Save those sourdough scraps, heels and ends!
In the months leading up to winter I keep a bag in my freezer for sourdough scraps. When we get down to the end of a loaf I toss it in the baggie and make another to replace it. I save up a full gallon ziplock of scraps for this dish alone.
Making sourdough breadcrumbs is easy.
When you have collected plenty of sourdough scraps you can easily make breadcrumbs by following these simple steps.
- Defrost the sourdough scraps.
- Tear them into small pieces.
- Pulse them in the food processor (super fast and easy) or chop them with a knife.
- Spread them in a single layer on a baking sheet.
- Toast them in a 200° oven until dry.
I’ve never written down this recipe (until now). I’ve always cooked it from memory.
This post is more like a guide than a recipe. Stuffing can be as unique as you are. Play around with the flavors of spice and vegetables and you will surely develop your own favorite Nourishing Holiday Tradition.
Recipe yields 12+ cups of stuffing.
3 Tablespoons Butter
1 Pound Fresh Pork Sausage (click HERE for my recipe)
One Large Onion
4-6 Ribs Of Celery
2 Large Carrots
1 Bulb Of Fresh Fennel
1+ Pound Mixed Mushrooms∗
3 Tablespoons Fresh Garlic
3 Tablespoons Fresh Thyme
12 Cups Toasted Sourdough Crumbs
3-4 Cups Chicken or Turkey Stock
Some of my favorite additions to this recipe include; pinenuts, more varieties of fresh herbs, cranberries, and apple. What will you add?
∗When choosing mushrooms, you can find them at a grocery store or Farmer’s Market. If choosing wild mushrooms please make sure you are buying them from a licensed, experienced mycologist. Choose mushrooms that are in season and preferably local. Some varieties to look for would be hen of the woods, morels, chanterelles, lion’s mane and oysters. I also like to use small shiitakes or button mushrooms if more unique mushrooms are not available.

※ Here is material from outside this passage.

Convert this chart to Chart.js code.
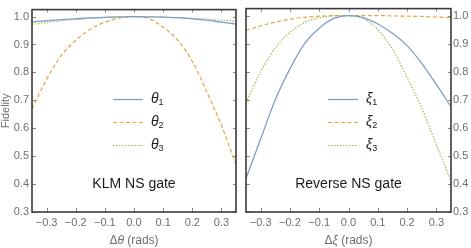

In a large heavy skillet ( I used my 15 inch cast iron!) melt the butter over medium-high heat. When the pan is hot crumble the sausage and add it into the pan. Stir the pan occasionally letting the sausage brown on all sides.
While the sausage is browning, dice the onion, celery, carrot and fennel. Add the vegetables to the sausage and continue to cook.
Clean and cut your mushrooms if needed. Add them to the mix.
Mince the garlic and thyme and add it to the pan. Continue to sauté this mixture until the vegetables are al dente.
Add one cup of stock to the pan and deglaze any fond on the bottom of the pan.
If your pan is big enough add the breadcrumbs directly to the pan. If not you can proceed in a large bowl.
Mix the breadcrumbs thoroughly into the sausage mixture. Add one cup of stock at a time until the mixture is dampened completely. Do Not Soak It! The crumbs should still be individual but able to stick together if picked up and pressed.
Let the stuffing cool before packing it loosely into a large fowl for roasting. If there is extra stuffing it can be baked in a casserole dish until it’s completely reheated then served.